Dawood Ibrahim’s 4 properties up for bidding today in Mumbai: report

Mumbai: Four agricultural land parcels tied to the family of India's most wanted terrorist, Dawood Ibrahim, are set to be auctioned this Friday, NDTV reported.

These ancestral properties, located in Mumbake village within Maharashtra's Ratnagiri district, will carry a reserve price of slightly over ₹19 lakh.

Friday's auction of the land, seized under the Smugglers and Foreign Exchange Manipulators Act, 1976, will attract considerable attention due to the land’s connection with the underworld don.

It is not yet known how many bidders will turn up given the fear surrounding the don’s clout in the city.

Former Shiv Sena member Ajay Srivastava, who successfully has bid for the terrorist's properties in the past, is certain to turn up this time as well, according to the report.

The properties that were put out to bid in 2001 include the 1993 Mumbai blasts mastermind's childhood home in Mumbake village, where the lawyer planned a school called Sanatan Pathshala. 

However, the shops he has bid for in 2001 remain caught in a legal tangle.

‘I had bid for the bungalow in 2020. A Sanatan Dharm Pathshala Trust has been set up and construction of the school will start soon. I will participate in the auction on Friday.
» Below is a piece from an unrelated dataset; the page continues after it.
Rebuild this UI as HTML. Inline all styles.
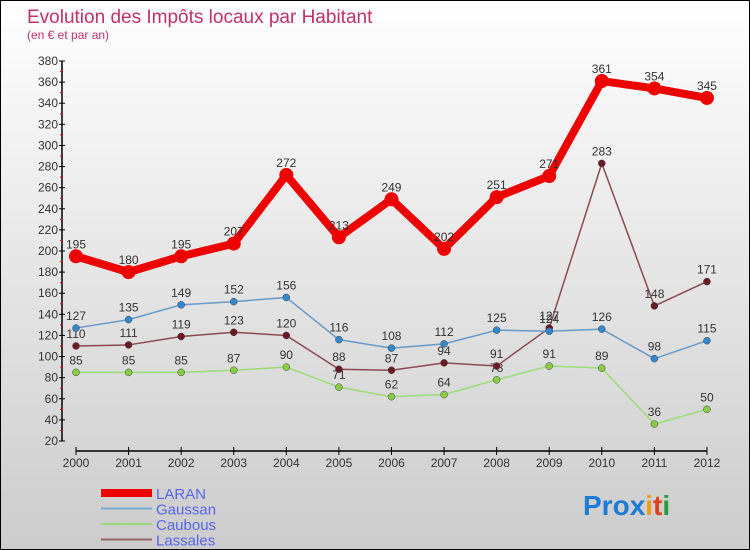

I had taken part in the auction in 2001 to get the fear of Dawood Ibrahim out of people's hearts, and a few people have come forward after that,’ he was quoted saying.

Meanwhile, former journalist S Balakrishnan, one of the bidders at a 2015 auction of Dawood's properties, questioned the auction procedure, saying ‘this is ridiculous. ₹ 19 lakh means nothing to Dawood’.

‘So, in the name of auctioning such properties, they waste the government's money. But why does the government need to do all this? It has the power to take over all the property he owns’, he reportedly said.

In 2015, Balakrishnan had bid ₹ 4.28 crore for the don’s restaurant in Pakmodia Street in Mumbai but lost the property as he could not deposit the money in time.

The former journalist said he ‘risked his life’ by bidding for the restaurant in order to end Dawood's terror.

He claimed he was going to deposit ₹ 4 crore as he had support from the public offering to help him.

‘ But I had only three weeks, which included a Christmas holiday. I requested the government to give me an extension under the Smugglers and Foreign Exchange Manipulators Act and told them that I just needed one more month, but it did not agree," he was quoted as saying.

In 2000 when Dawood’s properties were put up for auction, nobody turned up and no one openly attributed it to fear of the terrorist.